Doña Carmen -solo una vez, a partir de aquí se acabó lo de doña- llama al periodista aparte y le confiesa: "¿Sabe la comida que más me gusta? El potaje con gofio". Debe ser la fórmula secreta para la longevidad de quien el pasado miércoles cumplió 101 años, rodeada de su familia y en su casa "de toda la vida": calle Alicante, esquina con la avenida Buenos Aires. Ella es "la abuela de El Cabo".

Lúcida y vital, Carmen Hernández González (Los Realejos, 18 de octubre de 1916) demuestra su buen estado físico al subir -y bajar- las empinadas escaleras que llevan a la tercera planta de una vivienda terrera cuidada con esmero por ella y por su hija, también Carmen (la otra, Adela, falleció hace años). Allí tiene su particular refugio, entre plantas y pájaros. Su eterna sonrisa solo se quiebra cuando recuerda a su hija, a su marido, José Ramón, que murió en 1989, y a uno de esos compañeros pajaritos, que se quedó como tal hace unos días de improviso (otro, "el cojo" estuvo con ella 19 años). Antes tenía gallinas y hasta una cabra. El campo, de donde llegó, en plena ciudad.

Pero el pasado 18 de octubre no fue un día triste, sino todo lo contrario. Sus seis nietos se encargaron de hacerla feliz. Qué menos porque, como dicen "todavía cocina y nos da de comer a todos". Juanjo, Francisco, Guillermo, Jordi, Carmelo y José se desvivían por su abuela entre vítores y cánticos del cumpleaños feliz. Ella, cómo no, sopló las velas con su número de años. En una vitrina decenas de ellas, restos de aniversarios anteriores, "reposan" a la espera de seguir teniendo vigencia en los próximos de Carmen. Ya solo Carmen, sin doña, porque esa es la confianza que ella transmite al visitante. Tampoco faltaron Hada, Ariadna, Joel, Yerobe y Adelina, sus nietos. Ni Saira, la tataranieta.
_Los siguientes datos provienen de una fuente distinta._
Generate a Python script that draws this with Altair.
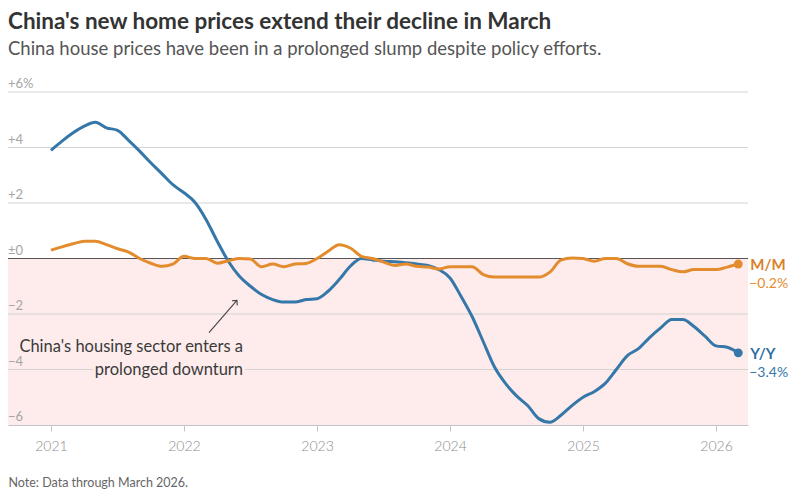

Sorprende cómo ha llegado a esta edad quien era la mayor de doce hermanos, y solo cinco, a los que crió, sobrevivieron a la infancia. Eran tiempos muy duros y eso la curtió. Valora: "Hacía mucho frío en el Realejo Bajo y nos calentábamos con el calor de los cuerpos".

Hija de Ramón y Francisco. Su madre calaba y en caladora se convirtió ella desde pequeña para seguir la tradición. Fue siempre su trabajo, más o menos remunerado. Su padre era zapatero y hacía sobre todo trueques. Lo explica: "Arreglaba el calzado y luego íbamos caminando del Realejo Bajo a Icod el Alto (calculen) y vuelta. Llevaba los zapatos y volvíamos con papas o cualquier otro producto del campo".

A su marido, José Ramón, lo conocía de joven porque, curiosamente, su madre y su suegra eran comadres. Frente a una imagen antigua reconoce a ambos sentados y recuerda: "Me fue a buscar a la plaza en una procesión del Realejo Bajo y ya seguimos juntos". Cuando tenía 24 años se trasladó a Santa Cruz donde él había encontrado un trabajo.

La Guerra Civil se llevó al contable Ramón y devolvió al sargento mutilado tras pisar una mina en el frente. Carmen recuerda "las raciones de comida en Intendencia al ser militar. Se pasó necesidad, claro que sí. Iba a La Cuesta en el primer tranvía. En el de ahora me subí una vez para saber cómo era y ya está. Suficiente".

Carmen rememora un barrio del siglo pasado: "Pues no estaba EL DÍA (se ríe). Todo eran huertas y plataneras. Esta casa la compramos pequeñita por 60.000 pesetas que me dieron por vender una galería de agua de la familia en Icod. Luego la fuimos ampliando".

Coincidió el día de su cumpleaños con la visita al cardiólogo. Carmen resume el diagnóstico: "Si todo el mundo estuviera como usted, tendría que cerrar".